That was the reasoning I heard as a boy, that was common in religious families, ergo among almost all Irish families, since the women especially were religiously observant.
Just making up a name, or using one from a commercial product, is to make a mockery of this.
The manipulative naming motive I mentioned above would certainly seem to qualify as mockery. However, there are some unconventional names that are part of frontier tradition. Some rural families got into the habit of giving children made-up "family names" (as they are called) and passing them along from generation to generation. Examples given in a newspaper article I saw years ago were "Lebus" and "Orem". I personally know a young woman named "Thamer", who went by a nickname at the office rather than have to explain her unusual name to people. She did this for several years, then changed her mind and let everyone know to call her by her given name, which we do now.
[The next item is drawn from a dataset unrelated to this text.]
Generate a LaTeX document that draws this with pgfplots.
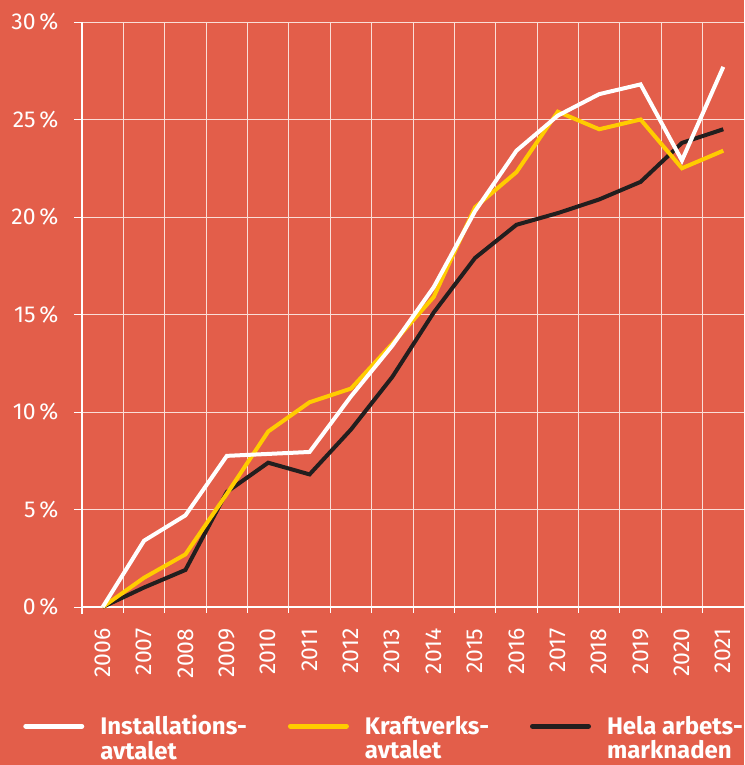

Another example is the former NFL Oilers football coach O.A. "Bum" Phillips, father of Wade, also an NFL coach. "Bum" was the old man's nick, his given name being Oail, a "family name".
I suspect the names may have been surnames (last names) of other relatives, pressed into service as first or middle names. Nothing wrong with that. Again, the idea is to both honor the descendent and to try to imprint on the character of the child. "Prescott" is not a normal Christian saint name, but it was the last name of a Bush family patriarch. It's the middle name of George P Bush.